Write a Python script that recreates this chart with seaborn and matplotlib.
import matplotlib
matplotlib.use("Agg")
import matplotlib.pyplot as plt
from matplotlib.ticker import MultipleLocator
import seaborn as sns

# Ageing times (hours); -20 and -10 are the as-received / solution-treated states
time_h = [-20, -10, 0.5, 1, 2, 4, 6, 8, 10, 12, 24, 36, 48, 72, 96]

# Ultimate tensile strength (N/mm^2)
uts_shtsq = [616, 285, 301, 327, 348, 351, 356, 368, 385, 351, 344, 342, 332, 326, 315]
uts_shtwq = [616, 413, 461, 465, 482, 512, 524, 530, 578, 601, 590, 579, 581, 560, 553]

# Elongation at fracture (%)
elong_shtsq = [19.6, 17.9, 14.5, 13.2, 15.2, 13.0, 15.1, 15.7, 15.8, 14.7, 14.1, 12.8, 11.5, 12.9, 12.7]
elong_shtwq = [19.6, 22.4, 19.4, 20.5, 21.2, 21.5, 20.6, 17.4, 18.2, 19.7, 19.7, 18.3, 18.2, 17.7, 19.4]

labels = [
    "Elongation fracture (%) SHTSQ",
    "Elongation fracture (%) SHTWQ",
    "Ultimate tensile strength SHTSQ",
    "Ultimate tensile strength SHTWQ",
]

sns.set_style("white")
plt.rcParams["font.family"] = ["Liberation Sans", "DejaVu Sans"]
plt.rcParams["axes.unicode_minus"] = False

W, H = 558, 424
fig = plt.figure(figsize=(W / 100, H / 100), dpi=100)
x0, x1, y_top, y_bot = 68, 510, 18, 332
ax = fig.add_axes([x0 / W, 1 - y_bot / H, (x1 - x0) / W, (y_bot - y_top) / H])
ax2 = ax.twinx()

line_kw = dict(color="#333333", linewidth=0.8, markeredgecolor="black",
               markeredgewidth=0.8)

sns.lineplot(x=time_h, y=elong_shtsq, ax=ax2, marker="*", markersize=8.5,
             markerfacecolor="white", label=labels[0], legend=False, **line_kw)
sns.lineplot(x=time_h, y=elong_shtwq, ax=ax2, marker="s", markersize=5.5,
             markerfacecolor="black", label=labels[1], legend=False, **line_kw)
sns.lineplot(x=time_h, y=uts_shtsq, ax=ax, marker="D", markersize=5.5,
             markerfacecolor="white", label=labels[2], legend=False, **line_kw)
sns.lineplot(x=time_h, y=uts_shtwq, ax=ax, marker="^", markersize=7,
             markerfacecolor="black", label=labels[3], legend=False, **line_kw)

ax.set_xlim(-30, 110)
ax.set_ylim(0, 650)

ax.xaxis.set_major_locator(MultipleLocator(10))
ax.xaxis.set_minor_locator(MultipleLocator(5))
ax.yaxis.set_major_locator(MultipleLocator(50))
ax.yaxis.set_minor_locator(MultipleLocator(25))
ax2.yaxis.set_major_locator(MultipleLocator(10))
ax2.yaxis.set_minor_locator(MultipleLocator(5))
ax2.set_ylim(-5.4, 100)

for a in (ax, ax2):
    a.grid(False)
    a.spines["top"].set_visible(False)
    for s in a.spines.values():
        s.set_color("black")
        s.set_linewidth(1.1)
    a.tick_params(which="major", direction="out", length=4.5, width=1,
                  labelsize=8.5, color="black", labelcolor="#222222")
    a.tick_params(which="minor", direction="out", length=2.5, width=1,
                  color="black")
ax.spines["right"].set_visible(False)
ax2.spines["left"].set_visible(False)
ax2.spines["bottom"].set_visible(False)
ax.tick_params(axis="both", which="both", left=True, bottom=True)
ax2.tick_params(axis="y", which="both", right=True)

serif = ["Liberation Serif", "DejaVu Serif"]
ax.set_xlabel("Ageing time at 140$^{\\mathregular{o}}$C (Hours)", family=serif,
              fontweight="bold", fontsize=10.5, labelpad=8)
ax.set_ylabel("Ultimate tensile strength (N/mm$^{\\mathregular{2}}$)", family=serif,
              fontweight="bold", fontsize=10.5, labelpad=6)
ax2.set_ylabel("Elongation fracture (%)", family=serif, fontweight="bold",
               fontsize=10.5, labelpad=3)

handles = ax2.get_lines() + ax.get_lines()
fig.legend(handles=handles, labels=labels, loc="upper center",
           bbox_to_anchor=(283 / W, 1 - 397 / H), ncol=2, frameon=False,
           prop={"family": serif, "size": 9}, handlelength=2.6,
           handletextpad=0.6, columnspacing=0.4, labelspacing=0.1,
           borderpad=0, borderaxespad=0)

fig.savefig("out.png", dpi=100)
========================================================================
» SHORT TASK
Starting at the top of the data above, repeat every line exactly until the line containing "48, 72, 96]" has been given, then stop.

» REPLY
Write a Python script that recreates this chart with seaborn and matplotlib.
import matplotlib
matplotlib.use("Agg")
import matplotlib.pyplot as plt
from matplotlib.ticker import MultipleLocator
import seaborn as sns

# Ageing times (hours); -20 and -10 are the as-received / solution-treated states
time_h = [-20, -10, 0.5, 1, 2, 4, 6, 8, 10, 12, 24, 36, 48, 72, 96]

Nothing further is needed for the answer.